Stony Stratford was at one time full of medieval buildings, but two disastrous fires, one in 1736 and an even bigger one in 1742, destroyed almost all of the medieval town.

Stony Stratford High Street today. This was once a major thoroughfare but through traffic now bypasses the town. Even so it is clogged with local traffic.

Medieval Stony Stratford has long since disappeared. A few buildings retain elements of 15th and 16th century construction, such as roof timbers, and there are one or two early 17th century buildings. One 13th century church is still in use and the ruin of another 13th century church still occupies its place on the eastern side of the Watling Street. Any sites that may have been associated with the time of Edward IV and Richard III are difficult to ascertain. I will discuss these in future posts.

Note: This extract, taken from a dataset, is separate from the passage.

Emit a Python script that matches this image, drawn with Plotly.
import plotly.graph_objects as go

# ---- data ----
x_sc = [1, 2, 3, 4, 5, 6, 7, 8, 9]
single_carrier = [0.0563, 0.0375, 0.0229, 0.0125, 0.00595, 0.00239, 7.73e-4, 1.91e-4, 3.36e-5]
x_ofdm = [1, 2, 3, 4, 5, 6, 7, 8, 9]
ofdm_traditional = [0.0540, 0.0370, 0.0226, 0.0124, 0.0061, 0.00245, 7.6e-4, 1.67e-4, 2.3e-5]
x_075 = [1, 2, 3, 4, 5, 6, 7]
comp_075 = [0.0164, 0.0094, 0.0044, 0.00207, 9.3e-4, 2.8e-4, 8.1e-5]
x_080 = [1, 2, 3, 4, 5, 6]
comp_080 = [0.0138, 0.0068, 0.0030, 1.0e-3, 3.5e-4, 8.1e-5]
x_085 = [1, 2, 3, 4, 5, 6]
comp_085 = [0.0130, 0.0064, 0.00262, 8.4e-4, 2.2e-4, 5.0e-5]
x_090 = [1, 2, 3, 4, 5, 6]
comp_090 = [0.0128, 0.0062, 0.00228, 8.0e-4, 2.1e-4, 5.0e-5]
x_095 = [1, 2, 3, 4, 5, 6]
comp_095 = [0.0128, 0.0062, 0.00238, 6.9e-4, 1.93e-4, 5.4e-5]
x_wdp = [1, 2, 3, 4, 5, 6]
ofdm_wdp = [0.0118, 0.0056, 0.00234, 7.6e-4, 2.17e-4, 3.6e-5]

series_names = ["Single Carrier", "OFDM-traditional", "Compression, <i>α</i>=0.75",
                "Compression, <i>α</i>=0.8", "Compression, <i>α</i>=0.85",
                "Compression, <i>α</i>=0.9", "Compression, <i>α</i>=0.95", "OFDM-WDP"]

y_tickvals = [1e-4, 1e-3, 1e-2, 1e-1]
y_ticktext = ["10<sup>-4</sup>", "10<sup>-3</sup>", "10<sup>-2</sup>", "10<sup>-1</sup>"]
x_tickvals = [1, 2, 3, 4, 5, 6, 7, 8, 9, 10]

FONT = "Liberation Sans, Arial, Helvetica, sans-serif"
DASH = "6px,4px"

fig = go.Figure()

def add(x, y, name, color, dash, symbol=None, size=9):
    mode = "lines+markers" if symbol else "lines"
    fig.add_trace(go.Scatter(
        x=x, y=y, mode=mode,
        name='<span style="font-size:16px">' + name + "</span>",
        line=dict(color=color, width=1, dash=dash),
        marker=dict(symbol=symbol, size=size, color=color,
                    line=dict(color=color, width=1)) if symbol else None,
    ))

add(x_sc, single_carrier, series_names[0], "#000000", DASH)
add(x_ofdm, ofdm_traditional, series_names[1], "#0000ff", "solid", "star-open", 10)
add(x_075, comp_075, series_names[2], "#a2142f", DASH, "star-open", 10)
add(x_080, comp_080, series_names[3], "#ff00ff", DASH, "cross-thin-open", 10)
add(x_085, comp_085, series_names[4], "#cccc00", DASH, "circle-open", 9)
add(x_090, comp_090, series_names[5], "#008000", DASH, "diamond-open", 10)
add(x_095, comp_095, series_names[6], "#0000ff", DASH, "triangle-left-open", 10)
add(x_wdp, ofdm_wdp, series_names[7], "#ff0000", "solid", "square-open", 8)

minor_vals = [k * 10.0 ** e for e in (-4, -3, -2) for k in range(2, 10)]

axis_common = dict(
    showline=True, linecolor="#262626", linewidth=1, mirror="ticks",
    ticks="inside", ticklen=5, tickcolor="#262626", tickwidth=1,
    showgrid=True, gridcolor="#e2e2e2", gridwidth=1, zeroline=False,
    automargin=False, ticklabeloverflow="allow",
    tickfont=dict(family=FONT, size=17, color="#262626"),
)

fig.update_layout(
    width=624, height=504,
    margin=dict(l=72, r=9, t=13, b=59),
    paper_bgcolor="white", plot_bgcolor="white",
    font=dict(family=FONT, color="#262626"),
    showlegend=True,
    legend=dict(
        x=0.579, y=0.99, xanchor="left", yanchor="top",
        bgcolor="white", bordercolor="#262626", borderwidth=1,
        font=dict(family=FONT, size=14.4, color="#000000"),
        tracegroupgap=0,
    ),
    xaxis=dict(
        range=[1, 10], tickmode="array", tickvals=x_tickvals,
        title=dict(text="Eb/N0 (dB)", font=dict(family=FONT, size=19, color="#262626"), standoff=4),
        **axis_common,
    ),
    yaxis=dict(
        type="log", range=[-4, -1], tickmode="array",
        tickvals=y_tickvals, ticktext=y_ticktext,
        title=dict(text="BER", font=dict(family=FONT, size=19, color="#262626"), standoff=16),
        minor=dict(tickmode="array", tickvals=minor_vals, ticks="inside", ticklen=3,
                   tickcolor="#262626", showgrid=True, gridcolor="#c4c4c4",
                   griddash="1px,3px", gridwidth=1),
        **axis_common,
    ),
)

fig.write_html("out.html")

Stony Stratford's High Street circa 1907. The railways dramatically reduced traffic in the 19th century and it was only after 1945 that this street became a busy highway.

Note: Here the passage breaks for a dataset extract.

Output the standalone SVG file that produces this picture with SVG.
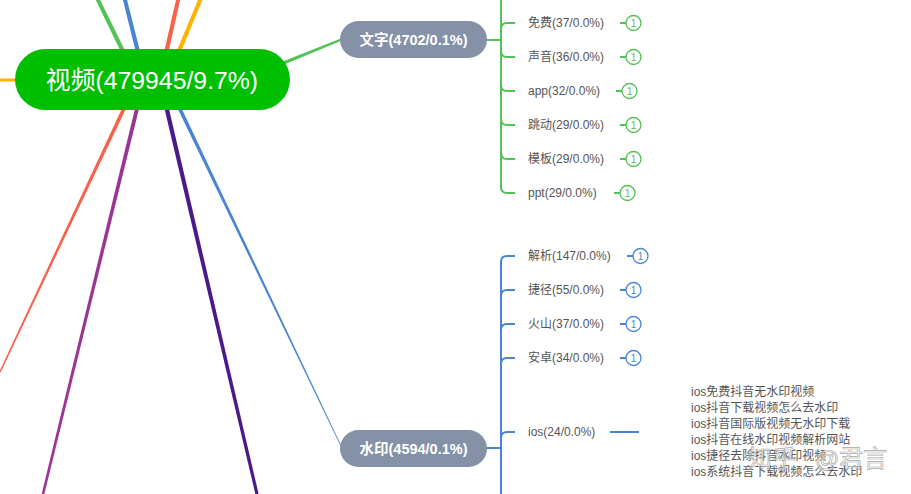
<svg xmlns="http://www.w3.org/2000/svg" width="911" height="494" viewBox="0 0 911 494">
<style>
.lbl{font-family:"Liberation Sans","Noto Sans CJK SC",sans-serif;font-size:12px;fill:#555}
.node-t{font-family:"Liberation Sans","Noto Sans CJK SC",sans-serif;font-size:14.5px;font-weight:bold;fill:#fff;text-anchor:middle}
.gr{stroke:#55C257;stroke-width:2;fill:none}
.bl{stroke:#4A85D4;stroke-width:2;fill:none}
.cg{fill:#fff;stroke:#55C257;stroke-width:1.3}
.cb{fill:#fff;stroke:#4A85D4;stroke-width:1.3}
.n1{font-family:"Liberation Sans",sans-serif;font-size:10px;text-anchor:middle}
.wm{font-family:"Liberation Sans","Noto Sans CJK SC",sans-serif;font-size:24px;fill:#fff;fill-opacity:0.5;stroke:#a8a8a8;stroke-width:0.7}
</style>
<rect width="911" height="494" fill="#fff"/>
<g id="connectors">
  <rect x="0" y="78.5" width="22" height="3" fill="#FFB300"/>
  <polygon points="138.98,79.04 98.80,-2.88 95.20,-1.12 135.02,80.96" fill="#55C257"/>
  <polygon points="147.13,79.47 126.44,-2.49 122.56,-1.51 142.87,80.53" fill="#4A85D4"/>
  <polygon points="162.15,80.48 180.45,-1.56 176.55,-2.44 157.85,79.52" fill="#F8624A"/>
  <polygon points="169.03,80.84 202.85,-1.23 199.15,-2.77 164.97,79.16" fill="#FFB300"/>
  <polygon points="265.68,72.17 345.45,39.11 344.55,36.89 264.32,68.83" fill="#55C257"/>
  <polygon points="137.81,83.85 0.68,372.32 -0.68,371.68 134.19,82.15" fill="#F8624A"/>
  <polygon points="145.94,80.47 44.26,494.31 41.74,493.69 142.06,79.53" fill="#9B3593"/>
  <polygon points="162.14,79.50 258.56,493.64 255.44,494.36 157.86,80.50" fill="#4A1A8C"/>
  <polygon points="167.80,79.14 341.32,445.85 340.68,446.15 164.20,80.86" fill="#4A85D4"/>
  <path class="gr" d="M487,40 H501"/>
  <path class="gr" d="M501,40 V-5 Q501,-11 507,-11 H515"/>
  <path class="gr" d="M501,40 V29 Q501,23 507,23 H515"/>
  <path class="gr" d="M501,40 V51 Q501,57 507,57 H515"/>
  <path class="gr" d="M501,40 V85 Q501,91 507,91 H515"/>
  <path class="gr" d="M501,40 V119 Q501,125 507,125 H515"/>
  <path class="gr" d="M501,40 V153 Q501,159 507,159 H515"/>
  <path class="gr" d="M501,40 V187 Q501,193 507,193 H515"/>
  <path class="gr" d="M620,23 H626 M620,57 H626 M616,91 H622 M620,125 H626 M620,159 H626 M614,193 H620"/>
  <path class="bl" d="M487,448 H501"/>
  <path class="bl" d="M501,448 V262 Q501,256 507,256 H515"/>
  <path class="bl" d="M501,448 V296 Q501,290 507,290 H515"/>
  <path class="bl" d="M501,448 V330 Q501,324 507,324 H515"/>
  <path class="bl" d="M501,448 V364 Q501,358 507,358 H515"/>
  <path class="bl" d="M501,448 V438 Q501,432 507,432 H515"/>
  <path class="bl" d="M501,448 V500"/>
  <path class="bl" d="M627,256 H633 M620,290 H626 M620,324 H626 M620,358 H626"/>
  <path class="bl" d="M610,432 H639"/>
</g>
<g id="root">
  <rect x="15" y="49" width="275" height="61" rx="30.5" fill="#00BF00"/>
  <text x="152" y="88.5" font-family="'Liberation Sans','Noto Sans CJK SC',sans-serif" font-size="24.8" fill="#fff" text-anchor="middle">视频(479945/9.7%)</text>
</g>
<g id="node-wenzi">
  <rect x="340" y="21" width="147" height="37" rx="18.5" fill="#8591A7"/>
  <text class="node-t" x="413.5" y="44.5">文字(4702/0.1%)</text>
</g>
<g id="node-shuiyin">
  <rect x="340" y="430" width="147" height="37" rx="18.5" fill="#8591A7"/>
  <text class="node-t" x="413.5" y="453.5">水印(4594/0.1%)</text>
</g>
<g id="wenzi-children">
  <text class="lbl" x="528" y="27.3">免费(37/0.0%)</text>
  <circle class="cg" cx="633.5" cy="23" r="7.5"/><text class="n1" x="633.5" y="26.6" fill="#55C257">1</text>
  <text class="lbl" x="528" y="61.3">声音(36/0.0%)</text>
  <circle class="cg" cx="633.5" cy="57" r="7.5"/><text class="n1" x="633.5" y="60.6" fill="#55C257">1</text>
  <text class="lbl" x="528" y="95.3">app(32/0.0%)</text>
  <circle class="cg" cx="629.5" cy="91" r="7.5"/><text class="n1" x="629.5" y="94.6" fill="#55C257">1</text>
  <text class="lbl" x="528" y="129.3">跳动(29/0.0%)</text>
  <circle class="cg" cx="633.5" cy="125" r="7.5"/><text class="n1" x="633.5" y="128.6" fill="#55C257">1</text>
  <text class="lbl" x="528" y="163.3">模板(29/0.0%)</text>
  <circle class="cg" cx="633.5" cy="159" r="7.5"/><text class="n1" x="633.5" y="162.6" fill="#55C257">1</text>
  <text class="lbl" x="528" y="197.3">ppt(29/0.0%)</text>
  <circle class="cg" cx="627.5" cy="193" r="7.5"/><text class="n1" x="627.5" y="196.6" fill="#55C257">1</text>
</g>
<g id="shuiyin-children">
  <text class="lbl" x="528" y="260.3">解析(147/0.0%)</text>
  <circle class="cb" cx="640.5" cy="256" r="7.5"/><text class="n1" x="640.5" y="259.6" fill="#4A85D4">1</text>
  <text class="lbl" x="528" y="294.3">捷径(55/0.0%)</text>
  <circle class="cb" cx="633.5" cy="290" r="7.5"/><text class="n1" x="633.5" y="293.6" fill="#4A85D4">1</text>
  <text class="lbl" x="528" y="328.3">火山(37/0.0%)</text>
  <circle class="cb" cx="633.5" cy="324" r="7.5"/><text class="n1" x="633.5" y="327.6" fill="#4A85D4">1</text>
  <text class="lbl" x="528" y="362.3">安卓(34/0.0%)</text>
  <circle class="cb" cx="633.5" cy="358" r="7.5"/><text class="n1" x="633.5" y="361.6" fill="#4A85D4">1</text>
  <text class="lbl" x="528" y="436.3">ios(24/0.0%)</text>
</g>
<g id="ios-list">
  <text class="lbl" x="691" y="396">ios免费抖音无水印视频</text>
  <text class="lbl" x="691" y="412">ios抖音下载视频怎么去水印</text>
  <text class="lbl" x="691" y="428">ios抖音国际版视频无水印下载</text>
  <text class="lbl" x="691" y="444">ios抖音在线水印视频解析网站</text>
  <text class="lbl" x="691" y="460">ios捷径去除抖音水印视频</text>
  <text class="lbl" x="691" y="476">ios系统抖音下载视频怎么去水印</text>
</g>
<g id="watermark">
  <text class="wm" x="748" y="467">知乎</text>
  <text class="wm" x="815" y="467">@君言</text>
</g>
</svg>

This blog is intended to record what I can and what I know of the Woodville family and perhaps provide some reassessment of their place in history.
The Woodville family of this story lived four miles to the north west of Stony Stratford at the manor of Grafton. They belonged to the gentry. They were far from being impoverished and owned several manors in South Northamptonshire, Bedfordshire and even in Kent. They did military service. They were not obscure in their own time, and they rubbed shoulders with and served some of the prominent men and women of their time. Sir Richard Woodville, the first Baron Rivers, was a rising star and held several significant offices during the reign of Henry VI, although it is fair to say that he was not quite at the top rank of 15th century English society.
The Woodville story is an interesting one. They were not especially popular during this period and they have generally received harsh treatment from historians. Do they deserve their reputation, or is there a more balanced view? I hope to explore some of these questions in future posts.
To start with we can take the two events in Stony Stratford as the bookends for the volumes that lie between.